Buna göre 2514 sayılı yasaya tabi Devlet hizmeti yükümlülerinin görev yerlerine atanmaları sırasında eş durumunun ancak eşlerin her ikisininde Devlet hizmeti yükümlüsü olmaları halinde dikkate alınması gerektiği açıktır.
Davacının eşinin özel bir bankanın … şubesinde çalışması nedeniyle eş durumunun gözönüne alınmamasında mevzuata aykırılık olmadığından, temyiz isteğinin reddi ile İdare Mahkemesi kararının bu gerekçenin de eklenmesi suretiyle onanmasına karar verildi.

KARŞI OY:
Davacının yüksek lisans sınavını kazandığı ve durumunu belirten dilekçe ile davalı Bakanlığa başvurduğu tartışmasızdır.
Uygulamada tıpta uzmanlık dalları yüksek lisansta daha dar konuları içermekte uzmanlar bu dalda uzmanlıklarını derinleştirmektedirler.
Örneğin bir dahiliye uzmanı, Kardiyoloji ve Gastroenteroloji gibi dallarda olgunlaşmak için bu dallarda yüksek ihtisas (yüksek lisans) yapmak durumunda kalmaktadır. Yüksek ihtisas, uzmanlığın devamı niteliğindedir.
2514 sayılı Kanunun 6.maddesinin 1.bendinde zorunlu hizmet yükümlüsü doktorların, sınavı kazanmaları halinde hemen uzmanlık çalışmalarına başlayabilecekleri belirtildikten sonra 3579 sayılı kanunla eklenen 3.bendinde de uzman doktorların açılacak sınavı kazandıkları takdirde yan dal uzmanlık çalışmalarına derhal başlayabilecekleri belirtilmek suretiyle maddenin uygulanmasına açıklık getirilmiştir.
Diğer taraftan davacının eşinin …’da bir özel banka’da çalıştığı ve bankanın başka yerde şubesi olmadığı uyuşmazlık konusu değildir.

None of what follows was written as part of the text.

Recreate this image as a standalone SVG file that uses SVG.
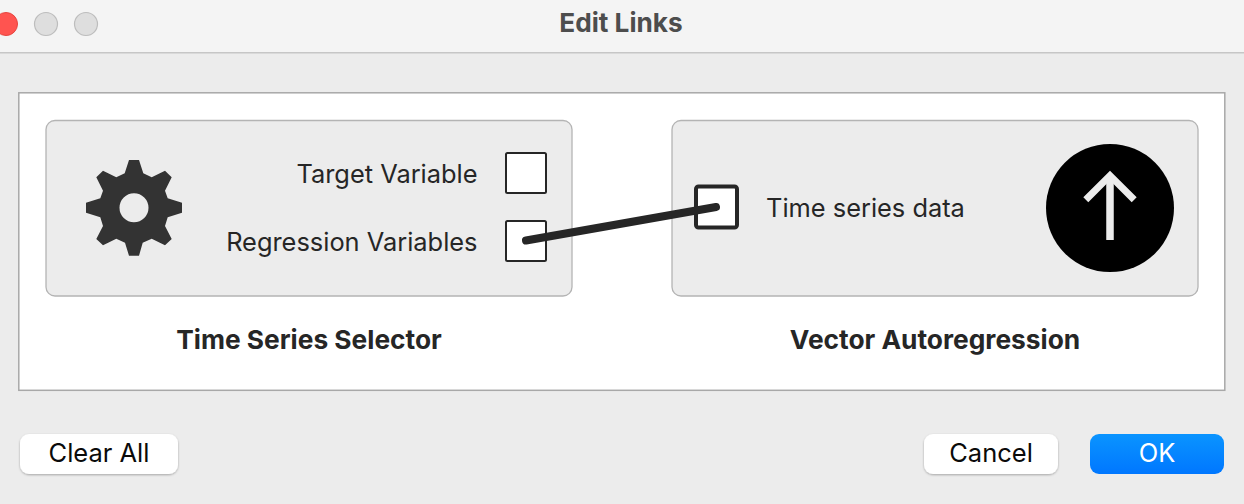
<svg xmlns="http://www.w3.org/2000/svg" width="1244" height="504" viewBox="0 0 1244 504">
<defs>
<linearGradient id="ok" x1="0" y1="0" x2="0" y2="1"><stop offset="0" stop-color="#0a94ff"/><stop offset="1" stop-color="#0077ff"/></linearGradient>
<filter id="sh" x="-10%" y="-20%" width="120%" height="150%"><feDropShadow dx="0" dy="1" stdDeviation="1" flood-color="#000" flood-opacity="0.3"/></filter>
</defs>
<style>
text{font-family:Inter,"Noto Sans","Liberation Sans",sans-serif;fill:#262626}
.lab{font-size:25.4px}
.ttl{font-size:26.3px;font-weight:700;text-anchor:middle}
.btn{font-size:25.5px;text-anchor:middle;fill:#0a0a0a}
.panel{fill:#ececec;stroke:#b4b4b4;stroke-width:1.3}
.port{fill:#fff;stroke:#262626;stroke-width:2}
.port.on{stroke-width:4}
.traffic{fill:#dedede;stroke:#bdbdbd;stroke-width:1.2}
</style>
<rect width="1244" height="504" fill="#ececec"/>
<g id="titlebar">
<rect width="1244" height="52" fill="#f4f4f4"/>
<rect y="52" width="1244" height="1.5" fill="#c6c6c6"/>
<circle cx="6" cy="24" r="11.5" fill="#ff5450" stroke="#e6453f" stroke-width="1"/>
<circle class="traffic" cx="46" cy="24" r="11.5"/>
<circle class="traffic" cx="86" cy="24" r="11.5"/>
<text x="621" y="32" font-size="26.2" font-weight="700" text-anchor="middle" style="fill:#4d4d4d">Edit Links</text>
</g>
<rect id="canvas" x="18.8" y="92.8" width="1206" height="297.500" fill="#fff" stroke="#a8a8a8" stroke-width="1.500"/>
<g id="selector">
<rect class="panel" x="46" y="120.500" width="526" height="175.500" rx="9"/>
<path fill="#333" fill-rule="evenodd" d="M129 160H139L143.300 173.300 151.700 177.300 165 170.700 171.700 177.300 165 190.700 167.700 198.300 182 202.700V212.700L167.700 217.300 165 226 171.700 239 165 245.300 151.700 238.700 142.700 242.700 139 255.700H129L125 242.700 116.300 238.700 103 245.300 96.300 239 103 226 100.300 217.300 86 212.700V202.700L100.300 198.300 103 190.700 96.300 177.300 103 170.700 116.300 177.300 124.700 173.300ZM134 193.300A14.500 14.500 0 1 0 134 222.300 14.500 14.500 0 1 0 134 193.300Z"/>
<text class="lab" x="477.500" y="183" text-anchor="end">Target Variable</text>
<text class="lab" x="477.500" y="251" text-anchor="end">Regression Variables</text>
<rect class="port" x="506" y="153" width="40" height="40" rx="1.500"/>
<rect class="port" x="506" y="221" width="40" height="40" rx="1.500"/>
<text class="ttl" x="309" y="349">Time Series Selector</text>
</g>
<g id="var">
<rect class="panel" x="672" y="120.500" width="526" height="175.500" rx="9"/>
<rect class="port on" x="696" y="186.500" width="41" height="41" rx="2.500"/>
<text class="lab" x="766" y="217">Time series data</text>
<circle cx="1110" cy="208" r="64" fill="#000"/>
<path d="M1110 240V178" fill="none" stroke="#ececec" stroke-width="7.500"/>
<path d="M1085.800 199.800L1110 175.600 1134.200 199.800" fill="none" stroke="#ececec" stroke-width="7"/>
<text class="ttl" x="935" y="349">Vector Autoregression</text>
</g>
<g id="connectors">
<line x1="526" y1="240.500" x2="716" y2="207" stroke="#262626" stroke-width="8" stroke-linecap="round"/>
</g>
<g id="clear-all">
<rect x="20" y="434" width="158" height="40" rx="9" fill="#fff" filter="url(#sh)"/>
<text class="btn" x="99" y="462">Clear All</text>
</g>
<g id="cancel">
<rect x="924" y="434" width="134" height="40" rx="9" fill="#fff" filter="url(#sh)"/>
<text class="btn" x="991" y="462">Cancel</text>
</g>
<g id="ok-btn">
<rect x="1090" y="434" width="134" height="40" rx="9" fill="url(#ok)"/>
<text class="btn" x="1157" y="462" style="fill:#fff">OK</text>
</g>
</svg>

Gerek Anayasa’da, gerekse 2514 sayılı kanunun 9.maddesi yoluyla olaya uygulanması gereken 657 sayılı Devlet Memurları Kanununun 72.maddesinde Aile bütünlüğünün korunmasında sadece devlet hizmetinde çalışan eşlerin durumlarının gözönüne alınacağına ilişkin bir hüküm yer almadığından, atamada eş durumunun gözönüne alınmasında hukuka uyarlık bulunmadığı gibi ikinci uzmanlık çalışmasının gözönüne alınmamasında da yasanın amacına ve hizmet gereklerine uyarlık yoktur.
Açıklanan nedenlerle, dava konusu işlemin iptaline karar verilmesi gerekirken davanın reddine ilişkin mahkeme kararı hukuka uygun görülmediğinden bozularak dava konusu işlemin iptaline karar verilmesi gerekeceği görüşüyle çoğunluk kararına karşıyım.